Canada: Court case attracts wide attention to polyamory
The lawyer is John Ince, reportedly poly himself, and by all accounts he did a very able job in court and in the media. With all the attention, says one Canadian poly activist, "Everybody is asking 'What is polyamory?' and getting helpful answers."
First up, a wire-service report:
Group wants to know position on sex law
By The Canadian Press
VANCOUVER - The lawyer for a group that advocates for allowing multiple spouses wants to know if a law against polygamy could also apply to his clients.
John Ince, who represents the Canadian Polyamory Advocacy Association, told British Columbia Supreme Court Wednesday that polygamy is based on a patriarchal system, while polyamorous relationships are consensual.
Ince, who practises polyamory, said that such relationships can involve a group of males and females and that members can be heterosexual, homosexual, bisexual or transgendered.
Ince is asking the attorney generals of B.C. and Canada to decide where polyamorous people stand compared to those practising polygamy, saying about 0.5 per cent of people across the country are part of polyamorous relationships.
"We oppose laws that oppose loving, consensual relationships," he said outside court.
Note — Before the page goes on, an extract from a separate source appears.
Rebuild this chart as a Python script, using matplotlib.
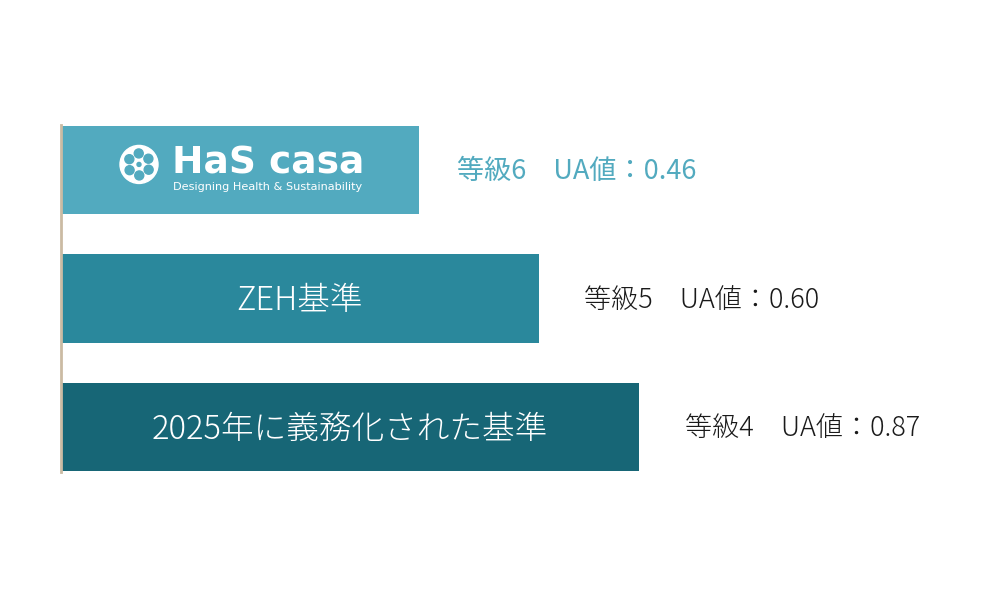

Section 293 of the Criminal Code of Canada bans polygamy, and offenders can face five-year prison terms.
Lawyer Deborah Strachan, who represents the federal government, said various issues have to be settled by the court before anyone can determine if people in polyamorous relationships are immune from prosecution.
Craig Jones, a lawyer for the B.C. attorney general, said there's no legal definition for polyamory and the word is debated even among people in such relationships....
Ince said polyamorous relationships "encourage sharing" and joint decision-making, while polygamous ones focus on male dominance, where "you hoard women, you hoard wealth."...
Read the whole article (Sept. 8, 2010).
[Update, Sept. 17: The judge turned down CPAA's request to have the B.C. and federal attorney generals state their positions on the legality of polyamory. Article.]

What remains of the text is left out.